» EXERCISE OBJECTIVE: Below are some records. Retype exactly the lines from the one containing "Convert this chart to matplotlib code." through the one containing "ha='center', va='bottom', fontsize=16.5, color='#404040')", both included, skipping every picture.

START SUPPLIED RECORDS

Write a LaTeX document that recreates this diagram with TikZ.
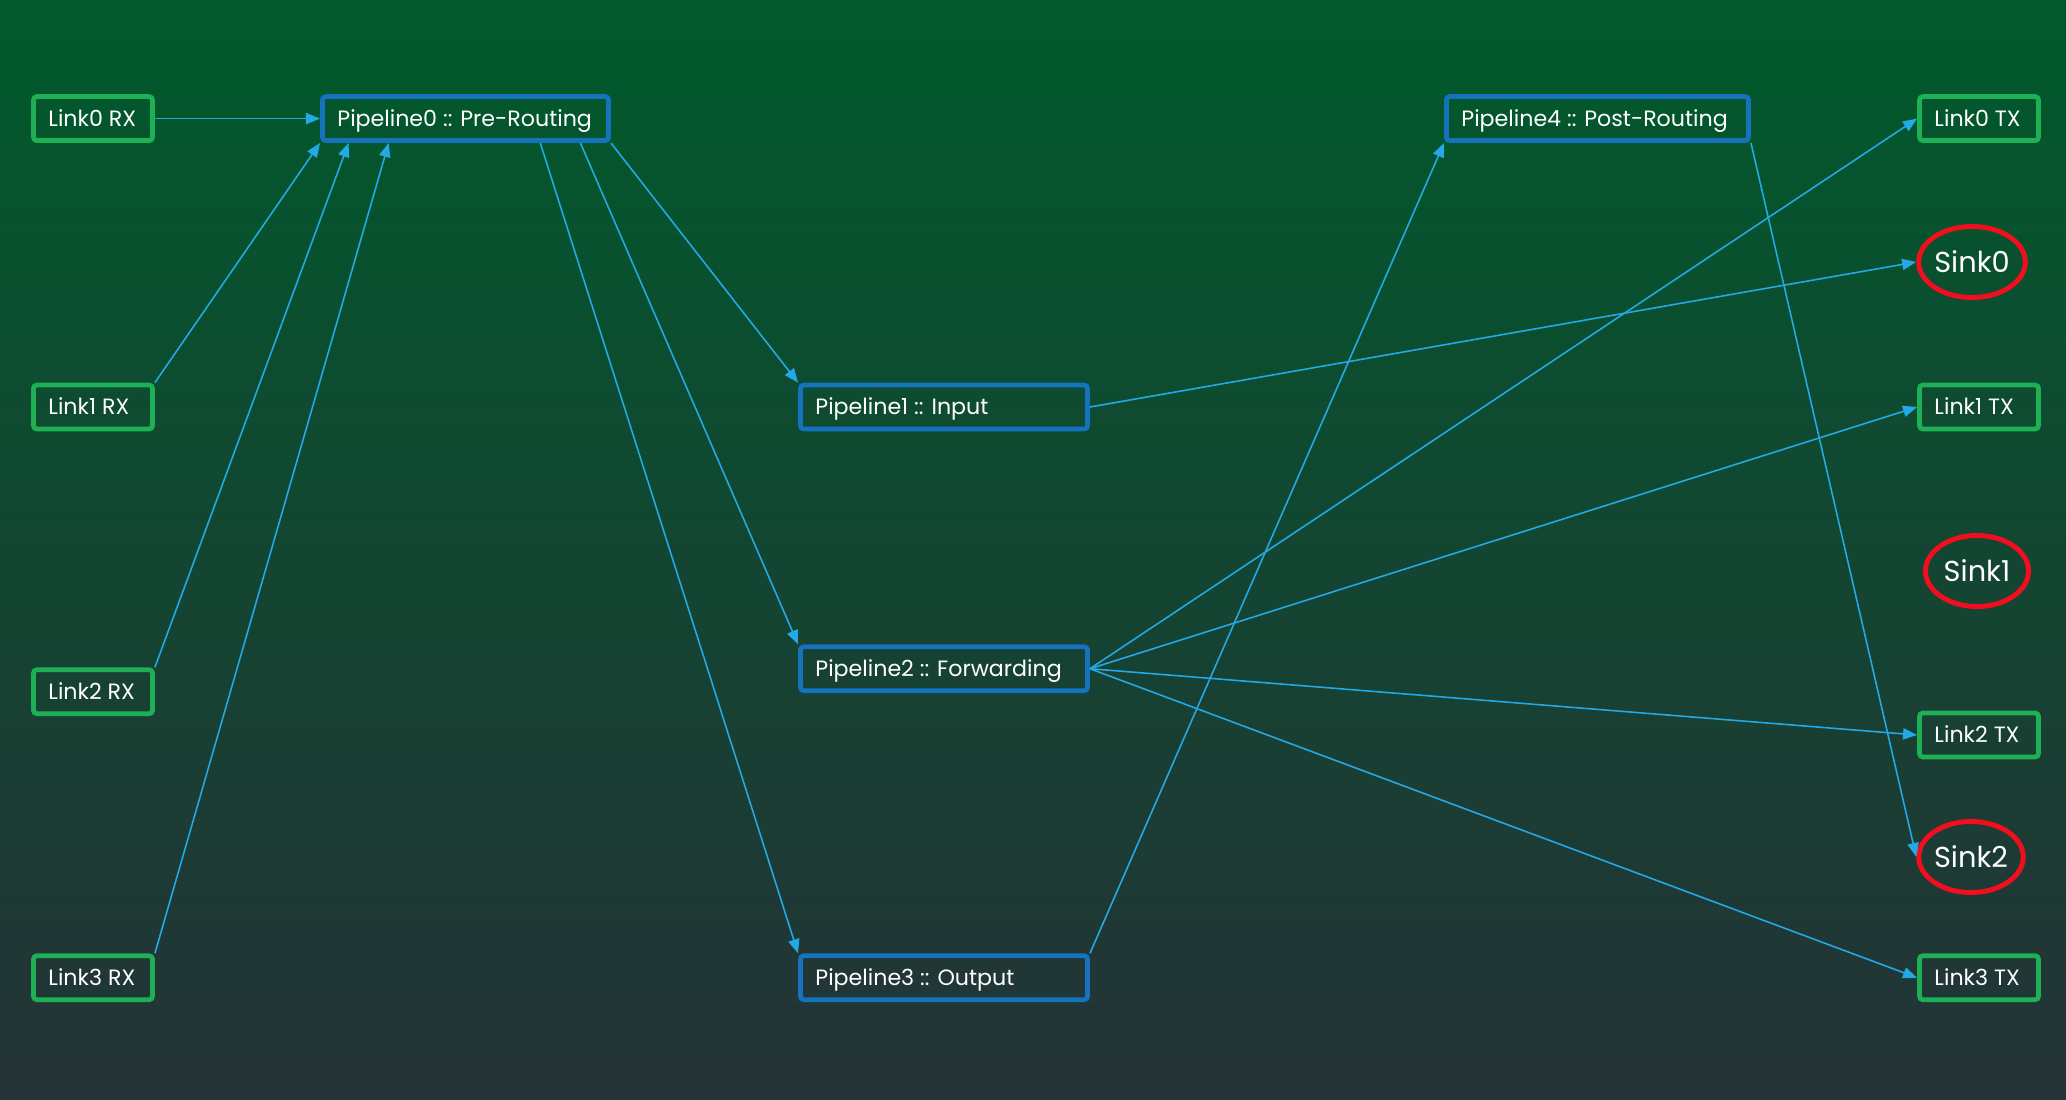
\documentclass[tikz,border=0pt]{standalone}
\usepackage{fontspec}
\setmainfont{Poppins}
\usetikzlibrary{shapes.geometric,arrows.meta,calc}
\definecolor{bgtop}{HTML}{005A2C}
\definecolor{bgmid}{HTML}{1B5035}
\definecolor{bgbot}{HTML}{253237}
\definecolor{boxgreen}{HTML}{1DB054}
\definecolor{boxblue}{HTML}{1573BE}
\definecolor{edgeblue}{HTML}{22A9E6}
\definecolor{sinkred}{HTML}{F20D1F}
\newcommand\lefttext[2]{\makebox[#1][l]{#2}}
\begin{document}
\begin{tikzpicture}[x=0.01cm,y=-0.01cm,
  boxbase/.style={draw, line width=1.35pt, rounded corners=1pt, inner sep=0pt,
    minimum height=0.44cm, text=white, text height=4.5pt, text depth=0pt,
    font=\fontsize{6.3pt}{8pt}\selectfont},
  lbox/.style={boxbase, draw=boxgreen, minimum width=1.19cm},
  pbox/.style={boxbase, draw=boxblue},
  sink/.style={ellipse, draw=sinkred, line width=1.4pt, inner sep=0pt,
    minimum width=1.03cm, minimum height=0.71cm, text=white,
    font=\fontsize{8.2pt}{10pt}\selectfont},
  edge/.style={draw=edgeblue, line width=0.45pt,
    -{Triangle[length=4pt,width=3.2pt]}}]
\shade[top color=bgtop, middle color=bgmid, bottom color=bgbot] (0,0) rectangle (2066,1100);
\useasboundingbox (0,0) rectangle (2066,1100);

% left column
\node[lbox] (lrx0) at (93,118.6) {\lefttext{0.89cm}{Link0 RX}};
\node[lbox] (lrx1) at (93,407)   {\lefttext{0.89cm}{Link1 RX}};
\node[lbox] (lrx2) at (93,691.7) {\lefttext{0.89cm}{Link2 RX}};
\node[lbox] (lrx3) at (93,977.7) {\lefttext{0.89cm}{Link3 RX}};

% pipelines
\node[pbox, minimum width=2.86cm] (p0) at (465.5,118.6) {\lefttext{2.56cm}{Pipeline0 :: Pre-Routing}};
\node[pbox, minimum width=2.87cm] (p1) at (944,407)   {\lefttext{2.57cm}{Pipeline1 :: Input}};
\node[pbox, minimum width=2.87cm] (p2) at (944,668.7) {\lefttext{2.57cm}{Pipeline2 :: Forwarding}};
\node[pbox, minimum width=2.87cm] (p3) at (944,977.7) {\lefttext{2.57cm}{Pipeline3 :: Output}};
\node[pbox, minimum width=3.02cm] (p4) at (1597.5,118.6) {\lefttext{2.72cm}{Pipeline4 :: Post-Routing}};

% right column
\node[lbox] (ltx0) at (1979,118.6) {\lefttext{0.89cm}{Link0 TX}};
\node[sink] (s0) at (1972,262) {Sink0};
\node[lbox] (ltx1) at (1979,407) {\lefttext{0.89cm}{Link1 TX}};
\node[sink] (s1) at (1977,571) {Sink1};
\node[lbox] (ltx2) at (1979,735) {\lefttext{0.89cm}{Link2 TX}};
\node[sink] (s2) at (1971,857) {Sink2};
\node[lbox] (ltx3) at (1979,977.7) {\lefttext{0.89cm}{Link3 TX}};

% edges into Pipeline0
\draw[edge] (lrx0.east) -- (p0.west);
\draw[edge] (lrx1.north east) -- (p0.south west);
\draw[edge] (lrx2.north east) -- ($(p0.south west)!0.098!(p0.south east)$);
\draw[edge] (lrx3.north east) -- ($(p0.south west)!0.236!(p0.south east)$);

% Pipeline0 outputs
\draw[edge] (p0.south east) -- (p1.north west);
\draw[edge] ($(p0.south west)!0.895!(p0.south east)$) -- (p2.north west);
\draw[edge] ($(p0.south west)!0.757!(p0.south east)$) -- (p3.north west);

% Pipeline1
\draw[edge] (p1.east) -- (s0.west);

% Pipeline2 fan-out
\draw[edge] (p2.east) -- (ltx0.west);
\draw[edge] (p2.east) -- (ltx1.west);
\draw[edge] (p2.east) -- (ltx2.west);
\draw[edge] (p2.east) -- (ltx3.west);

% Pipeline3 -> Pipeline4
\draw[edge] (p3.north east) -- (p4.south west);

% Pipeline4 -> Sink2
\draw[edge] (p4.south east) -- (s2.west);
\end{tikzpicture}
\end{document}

END SUPPLIED RECORDS
START SUPPLIED RECORDS

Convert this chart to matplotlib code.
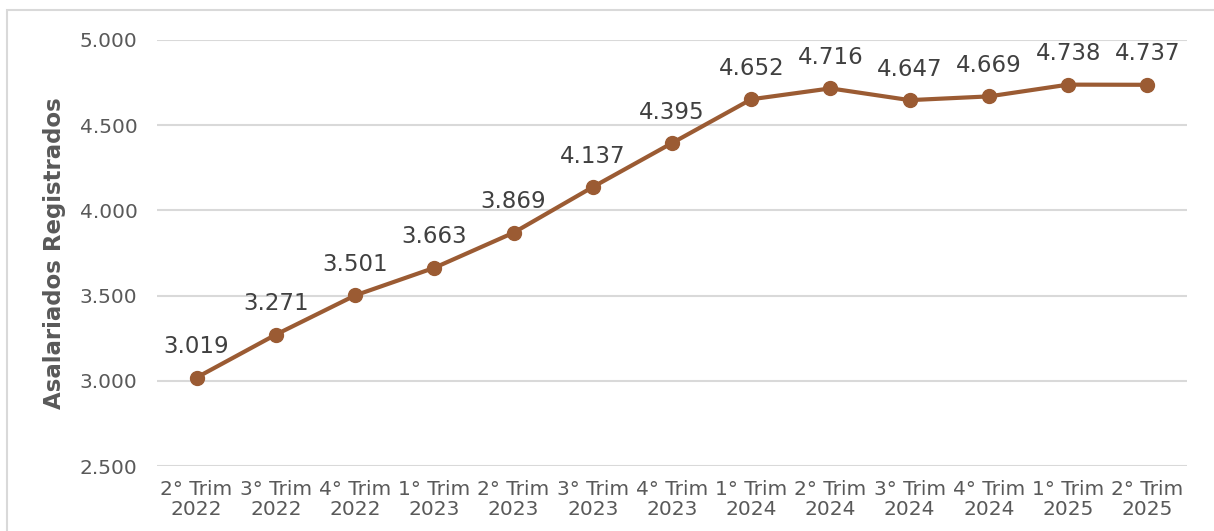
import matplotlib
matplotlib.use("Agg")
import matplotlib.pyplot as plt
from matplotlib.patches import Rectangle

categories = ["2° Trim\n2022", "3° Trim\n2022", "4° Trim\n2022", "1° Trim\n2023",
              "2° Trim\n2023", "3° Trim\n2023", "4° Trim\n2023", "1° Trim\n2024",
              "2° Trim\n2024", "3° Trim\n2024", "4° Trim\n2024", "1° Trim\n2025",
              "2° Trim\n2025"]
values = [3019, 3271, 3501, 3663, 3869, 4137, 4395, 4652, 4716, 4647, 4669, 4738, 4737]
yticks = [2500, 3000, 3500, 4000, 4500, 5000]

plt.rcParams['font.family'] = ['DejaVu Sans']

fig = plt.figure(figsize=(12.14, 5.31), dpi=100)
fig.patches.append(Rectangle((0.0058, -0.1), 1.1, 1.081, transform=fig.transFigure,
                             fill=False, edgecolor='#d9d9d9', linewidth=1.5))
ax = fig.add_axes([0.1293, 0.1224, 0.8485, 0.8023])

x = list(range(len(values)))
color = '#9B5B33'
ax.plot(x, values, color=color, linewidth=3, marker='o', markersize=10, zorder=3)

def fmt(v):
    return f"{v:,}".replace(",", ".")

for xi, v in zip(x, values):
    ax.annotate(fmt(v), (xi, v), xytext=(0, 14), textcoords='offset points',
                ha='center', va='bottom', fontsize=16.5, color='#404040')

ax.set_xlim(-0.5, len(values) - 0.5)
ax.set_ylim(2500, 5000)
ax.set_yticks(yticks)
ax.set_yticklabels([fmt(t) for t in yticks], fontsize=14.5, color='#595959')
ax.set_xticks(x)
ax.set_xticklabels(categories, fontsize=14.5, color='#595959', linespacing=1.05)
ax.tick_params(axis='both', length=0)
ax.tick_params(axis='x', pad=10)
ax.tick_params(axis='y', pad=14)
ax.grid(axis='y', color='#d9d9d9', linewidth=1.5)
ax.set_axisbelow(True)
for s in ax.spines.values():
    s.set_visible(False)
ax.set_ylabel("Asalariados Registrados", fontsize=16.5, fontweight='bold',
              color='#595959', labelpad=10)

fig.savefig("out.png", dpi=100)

END SUPPLIED RECORDS

» THE COMPLETED TASK:
Convert this chart to matplotlib code.
import matplotlib
matplotlib.use("Agg")
import matplotlib.pyplot as plt
from matplotlib.patches import Rectangle

categories = ["2° Trim\n2022", "3° Trim\n2022", "4° Trim\n2022", "1° Trim\n2023",
              "2° Trim\n2023", "3° Trim\n2023", "4° Trim\n2023", "1° Trim\n2024",
              "2° Trim\n2024", "3° Trim\n2024", "4° Trim\n2024", "1° Trim\n2025",
              "2° Trim\n2025"]
values = [3019, 3271, 3501, 3663, 3869, 4137, 4395, 4652, 4716, 4647, 4669, 4738, 4737]
yticks = [2500, 3000, 3500, 4000, 4500, 5000]

plt.rcParams['font.family'] = ['DejaVu Sans']

fig = plt.figure(figsize=(12.14, 5.31), dpi=100)
fig.patches.append(Rectangle((0.0058, -0.1), 1.1, 1.081, transform=fig.transFigure,
                             fill=False, edgecolor='#d9d9d9', linewidth=1.5))
ax = fig.add_axes([0.1293, 0.1224, 0.8485, 0.8023])

x = list(range(len(values)))
color = '#9B5B33'
ax.plot(x, values, color=color, linewidth=3, marker='o', markersize=10, zorder=3)

def fmt(v):
    return f"{v:,}".replace(",", ".")

for xi, v in zip(x, values):
    ax.annotate(fmt(v), (xi, v), xytext=(0, 14), textcoords='offset points',
                ha='center', va='bottom', fontsize=16.5, color='#404040')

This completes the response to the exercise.